Webb told us that interference with legitimate business operations, such as running a nightclub, is the essence of RICO suits. As part of the case, Webb plans to submit a surveillance video that shows Bertrand kneeling on the neck of bartender Javier Magallon from The Room and twisting his arm. Webb gave us a copy of the video.
Another element of making a RICO case is the use of intimidation and retaliation against those who complain — which was central to a March 17 SF Weekly story about promoter Arash Ghanadan being inappropriately singled out for arrest by Bertrand as retaliation for filing a complaint against the officer with the Office of Citizen Complaints.

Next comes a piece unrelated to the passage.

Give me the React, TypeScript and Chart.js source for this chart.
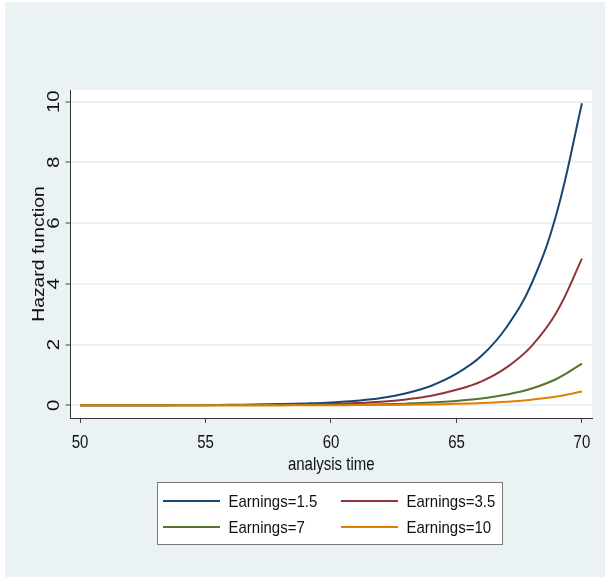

Webb says he has a strong case that he intends to file soon, but that most of his clients just want the SFPD to rein in Bertrand and stop facilitating ABC actions. "I want to have a sit-down with Gavin Newsom," Webb said. "I am calling on Mayor Newsom to come in and mediate what would be an expensive, divisive fight that will generate national interest ... I think this thing can go way quickly without litigation."
Newsom press secretary Tony Winnicker, who said Newsom has brought concerns about Bertrand to the chief's attention, didn't immediately embrace Webb's offer. "The mayor would rather leave it to the chief," Winnicker said.
So the question for Gascón is whether he's willing to take on the cowboy cops within the SFPD's ranks. After all, Bertrand is also on the San Francisco Police Officers Association Board of Directors.